Twosaddle Corydoras, Weitzmans Pansermalle (Denmark) - Corydoras(ln9) weitzmani Nijssen, 1971
Article © Julian Dignall, uploaded August 24, 2011.
This month I turn 40 years old and in writing this month's article I find myself thinking about two past points in time:August 1997 and August 1971. The former was around about the time that I seriously started work on what was to grow into PlanetCatfish.com, the latter was when I was born. Also around about that time in the early seventies, Hans Nijssen was naming a new species of Corydoras after the American ichthyologist Dr. Stanley Weitzman.
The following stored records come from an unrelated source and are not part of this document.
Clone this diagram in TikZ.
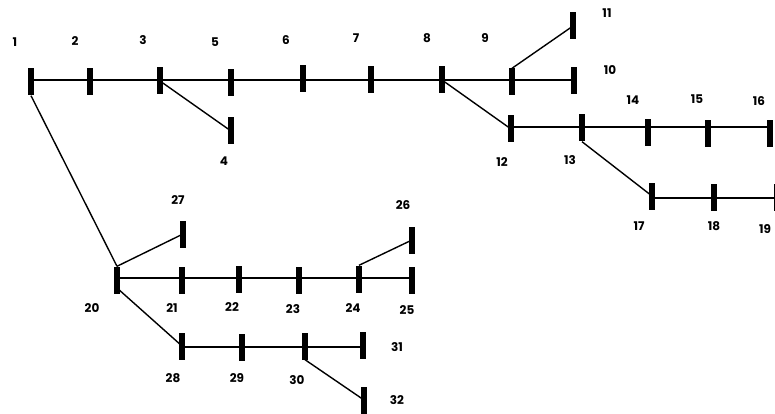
\documentclass[tikz,border=0pt]{standalone}
\usepackage{fontspec}
\setmainfont{Poppins}
\begin{document}
\begin{tikzpicture}[x=1pt,y=-1pt,
  bus/.style={fill=black,draw=none,rectangle,inner sep=0pt,minimum width=5.5pt,minimum height=27pt},
  lbl/.style={font=\bfseries\fontsize{12}{14}\selectfont,inner sep=0pt},
  wire/.style={line width=1.4pt}]
\useasboundingbox (0,0) rectangle (775,414);
% buses
\node[bus] (n1) at (31,82) {};
\node[bus] (n2) at (90,82) {};
\node[bus] (n3) at (160,81) {};
\node[bus] (n5) at (231,83) {};
\node[bus] (n6) at (303,79) {};
\node[bus] (n7) at (371,80) {};
\node[bus] (n8) at (442,80) {};
\node[bus] (n9) at (512,82) {};
\node[bus] (n10) at (574,81) {};
\node[bus] (n11) at (573,26) {};
\node[bus] (n4) at (231,131) {};
\node[bus] (n12) at (511,129) {};
\node[bus] (n13) at (582,128) {};
\node[bus] (n14) at (648,133) {};
\node[bus] (n15) at (708,134) {};
\node[bus] (n16) at (770,134) {};
\node[bus] (n17) at (652,196) {};
\node[bus] (n18) at (714,197) {};
\node[bus] (n19) at (777,197) {};
\node[bus] (n20) at (117,280) {};
\node[bus] (n21) at (182,280) {};
\node[bus] (n22) at (239,279) {};
\node[bus] (n23) at (299,280) {};
\node[bus] (n24) at (359,279) {};
\node[bus] (n25) at (412,280) {};
\node[bus] (n26) at (412,240) {};
\node[bus] (n27) at (183,234) {};
\node[bus] (n28) at (182,346) {};
\node[bus] (n29) at (242,347) {};
\node[bus] (n30) at (305,346) {};
\node[bus] (n31) at (363,345) {};
\node[bus] (n32) at (364,400) {};
% wires
\draw[wire] (n1.center |- 0,80) -- (n10.center |- 0,80);
\draw[wire] (n12.center |- 0,127) -- (n16.center |- 0,127);
\draw[wire] (n17.center |- 0,198) -- (n19.center |- 0,198);
\draw[wire] (n20.center |- 0,278) -- (n25.center |- 0,278);
\draw[wire] (n28.center |- 0,347) -- (n31.center |- 0,347);
\draw[wire] (n3.center) -- (n4.center);
\draw[wire] (n9.north) -- (n11.center);
\draw[wire] (n8.center) -- (n12.center);
\draw[wire] (n13.south) -- (n17.center);
\draw[wire] (n1.south) -- (n20.north);
\draw[wire] (n20.north) -- (n27.center);
\draw[wire] (n24.north) -- (n26.center);
\draw[wire] ([yshift=-8pt]n20.center) -- (n28.center);
\draw[wire] (n30.south) -- (n32.center);
% labels
\node[lbl] (t1) at (15,42) {1};
\node[lbl] (t2) at (75,41) {2};
\node[lbl] (t3) at (143,40) {3};
\node[lbl] (t5) at (215,42) {5};
\node[lbl] (t6) at (286,40) {6};
\node[lbl] (t7) at (356,38) {7};
\node[lbl] (t8) at (427,38) {8};
\node[lbl] (t9) at (485,38) {9};
\node[lbl] (t10) at (610,70) {10};
\node[lbl] (t11) at (607,13) {11};
\node[lbl] (t4) at (224,161) {4};
\node[lbl] (t12) at (502,162) {12};
\node[lbl] (t13) at (570,160) {13};
\node[lbl] (t14) at (633,100) {14};
\node[lbl] (t15) at (697,99) {15};
\node[lbl] (t16) at (759,101) {16};
\node[lbl] (t17) at (639,226) {17};
\node[lbl] (t18) at (714,226) {18};
\node[lbl] (t19) at (765,229) {19};
\node[lbl] (t20) at (92,308) {20};
\node[lbl] (t21) at (172,308) {21};
\node[lbl] (t22) at (232,307) {22};
\node[lbl] (t23) at (293,309) {23};
\node[lbl] (t24) at (353,308) {24};
\node[lbl] (t25) at (407,310) {25};
\node[lbl] (t26) at (403,205) {26};
\node[lbl] (t27) at (178,200) {27};
\node[lbl] (t28) at (173,378) {28};
\node[lbl] (t29) at (237,378) {29};
\node[lbl] (t30) at (297,380) {30};
\node[lbl] (t31) at (397,347) {31};
\node[lbl] (t32) at (397,400) {32};
\end{tikzpicture}
\end{document}
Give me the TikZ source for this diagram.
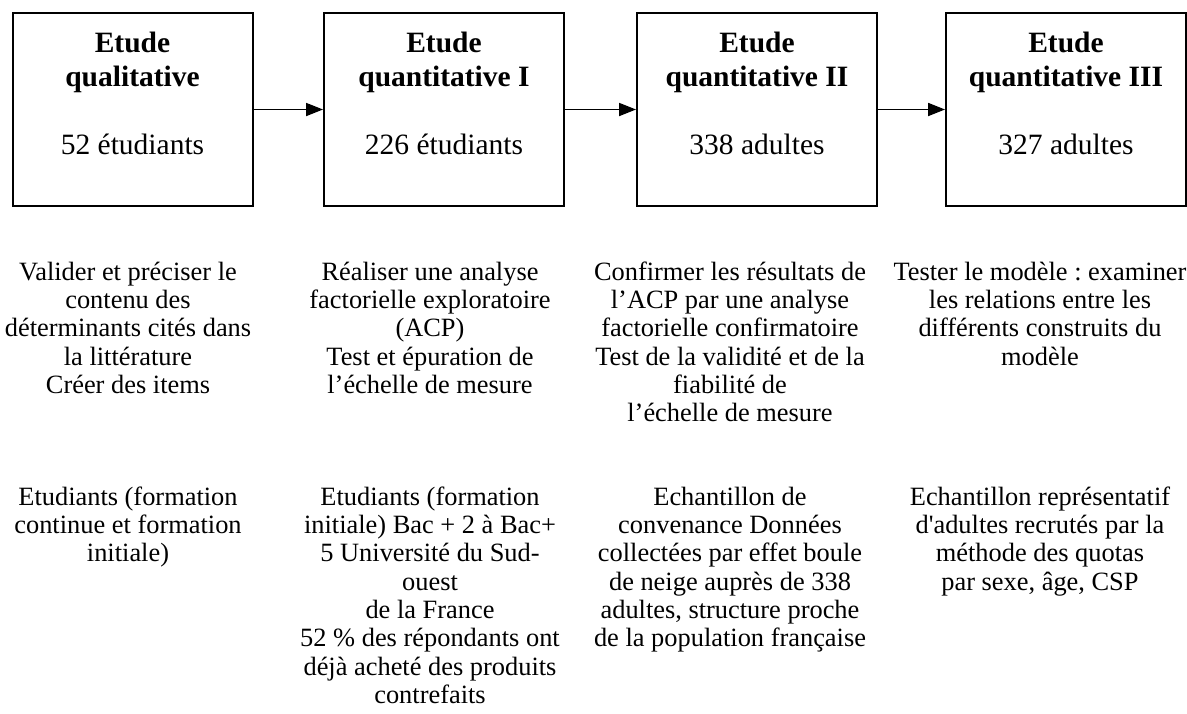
\documentclass[tikz,border=0pt]{standalone}
\usepackage{fontspec}
\setmainfont{Liberation Serif}
\usetikzlibrary{arrows.meta}
\frenchspacing
\begin{document}
\begin{tikzpicture}[x=1pt,y=-1pt,
  box/.style={draw, line width=2pt, minimum width=240pt, minimum height=193pt, inner sep=0pt},
  title/.style={anchor=north, align=center, inner sep=0pt, font=\fontsize{29.5}{34}\selectfont},
  desc/.style={anchor=north, align=center, inner sep=0pt, font=\fontsize{26.4}{28.3}\selectfont},
  flow/.style={line width=1.8pt, -{Triangle[length=17pt,width=13pt]}}]
\useasboundingbox (0,0) rectangle (1187,713);
% boxes
\node[box] (b1) at (132.5,109.5) {};
\node[box] (b2) at (444,109.5) {};
\node[box] (b3) at (757,109.5) {};
\node[box] (b4) at (1066,109.5) {};
% box texts
\node[title] (t1) at (132.5,28.2) {\strut\textbf{Etude}\\\textbf{qualitative}\\[34pt]52 étudiants};
\node[title] (t2) at (444,28.2) {\strut\textbf{Etude}\\\textbf{quantitative I}\\[34pt]226 étudiants};
\node[title] (t3) at (757,28.2) {\strut\textbf{Etude}\\\textbf{quantitative II}\\[34pt]338 adultes};
\node[title] (t4) at (1066,28.2) {\strut\textbf{Etude}\\\textbf{quantitative III}\\[34pt]327 adultes};
% arrows
\draw[flow] (b1.east) -- (b2.west);
\draw[flow] (b2.east) -- (b3.west);
\draw[flow] (b3.east) -- (b4.west);
% objectives
\node[desc] (o1) at (128,260.2) {\strut Valider et préciser le\\contenu des\\déterminants cités dans\\la littérature\\Créer des items};
\node[desc] (o2) at (430,260.2) {\strut Réaliser une analyse\\factorielle exploratoire\\(ACP)\\Test et épuration de\\l’échelle de mesure};
\node[desc] (o3) at (730,260.2) {\strut Confirmer les résultats de\\l’ACP par une analyse\\factorielle confirmatoire\\Test de la validité et de la\\fiabilité de\\l’échelle de mesure};
\node[desc] (o4) at (1040,260.2) {\strut Tester le modèle : examiner\\les relations entre les\\différents construits du\\modèle};
% samples
\node[desc] (s1) at (128,485.2) {\strut Etudiants (formation\\continue et formation\\initiale)};
\node[desc] (s2) at (430,485.2) {\strut Etudiants (formation\\initiale) Bac + 2 à Bac+\\5 Université du Sud-\\ouest\\de la France\\52 \% des répondants ont\\déjà acheté des produits\\contrefaits};
\node[desc] (s3) at (730,485.2) {\strut Echantillon de\\convenance Données\\collectées par effet boule\\de neige auprès de 338\\adultes, structure proche\\de la population française};
\node[desc] (s4) at (1040,485.2) {\strut Echantillon représentatif\\d\textquotesingle adultes recrutés par la\\méthode des quotas\\par sexe, âge, CSP};
\end{tikzpicture}
\end{document}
1971 was a good year for catfishes, with Poll publishing work on Synodontis which, to this day, is referred to regularly and is, in my opinion, one of the great modern works. 1971 also saw Corydoras panda appear. That single spotted species was to become a mainstay. But it is to a species with two spots on its flanks that provided more intrigue. Corydoras weitzmani was described in 1971 but it had been sitting in a jar on a shelf since first formally collected in 1949.
Any Corydoras fan subsequently reading Nijssen's description of this fish would not fail to put what the Germans refer to as a "phantom" species at the top of their wish-list. That said, the five specimens that Nijssen had, and the one he collected in 1969, were all that are mentioned in the description. It is odd to note the numbers available; even odder was the type locality given near Cusco in Southern Peru.
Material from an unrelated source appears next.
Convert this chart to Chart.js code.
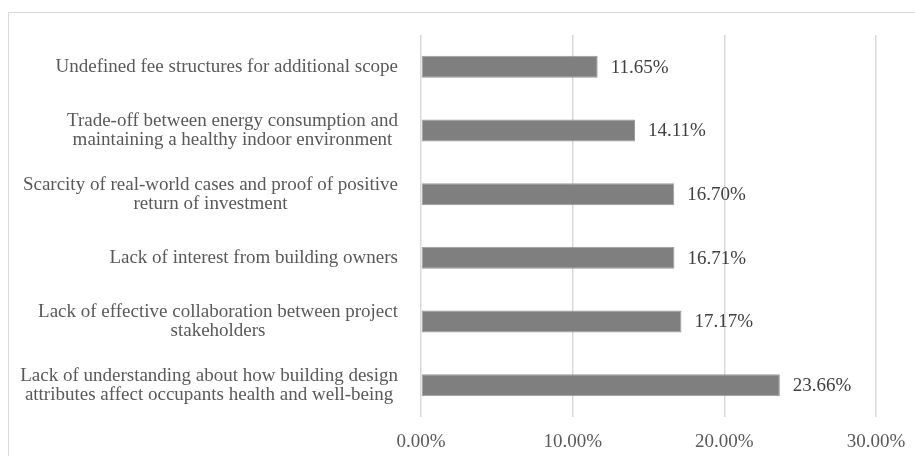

Cusco is well known to the world traveller, and several failed attempts to relocate the fish and introduce it into the aquarium hobby came and went. Additionally, what were we to make of the care requirements and breeding set-up for a Corydoras that lives at an inaccessible 11,000 feet above sea level? Some have suggested this information was deliberately given by the collectors as a false lead to throw any more collectors off the scent. I've already said that I wasn't born when this was all happening, but it shouldn't take a particularly developed mind to wonder exactly how much commercial intrigue existed at that time. Would they really do that then? Why Cusco?
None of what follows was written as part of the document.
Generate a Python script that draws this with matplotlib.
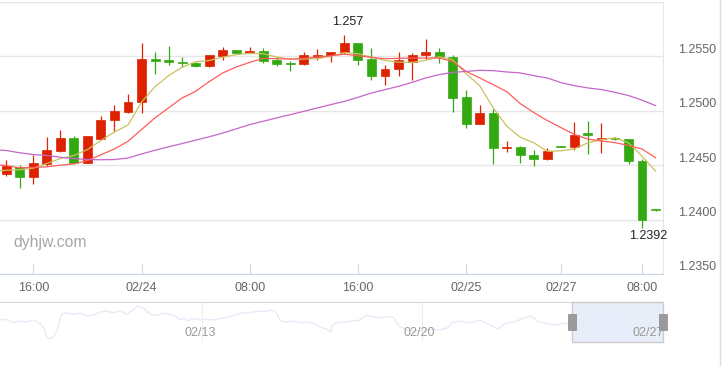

However, the species was named to honour Dr. Weitzman, curator of fishes at the Smithsonian, but he also occupied a role as senior consulting editor at TFH magazine (how times change) and that would imply a link with the trade. But in the trade this ghost species remained a phantom, elusive and the stuff of legend. Dr David Sands documented a trip out to Cusco in PFK magazine and failed to find it.
That all changed in late 2004 when Japanese collector Shigezo Kamihata supplied fish to Japan. A good move, as the tropical fish market in there has a budget like no other. Corydoras were (and continue to be) very popular in this heightened live fish market; the going rate was around US$1000 a fish. It is against that level of demand that any other population of fishkeepers needs to compete, and rarely does. Staying in Japan, the fish was introduced in Aqualife magazine in February 2005 as the "fantasy cory".
Later that year, imports were forthcoming to the second tier of ornamental fish trading countries like Germany, the UK and USA. We learned then that the fishes were exported from the more southern Madre de Dios (Mother of God) river system also in Peru. Even then prices of around £50 per fish were the going rate. Soon, several spawnings were reported globally and between then and now, this has become a fish that you can buy for under £10. Furthermore, Peruvian exporters either discovered new collecting sites, transport routes opened up, or the locations became more well known, as the species become more available from the wild too.
After such an intrigue-laden introduction, we should perhaps expect some devastating spawning trigger or another mystical husbandry requirement for this species. But, as it turns out, they are easy to keep, they spawn easily and are relatively fecund. It would not surprise me if, in another 40 years' time, this species replaces the bronze cory as the fish we all see in all shops most of the time. Certainly it would well deserve it.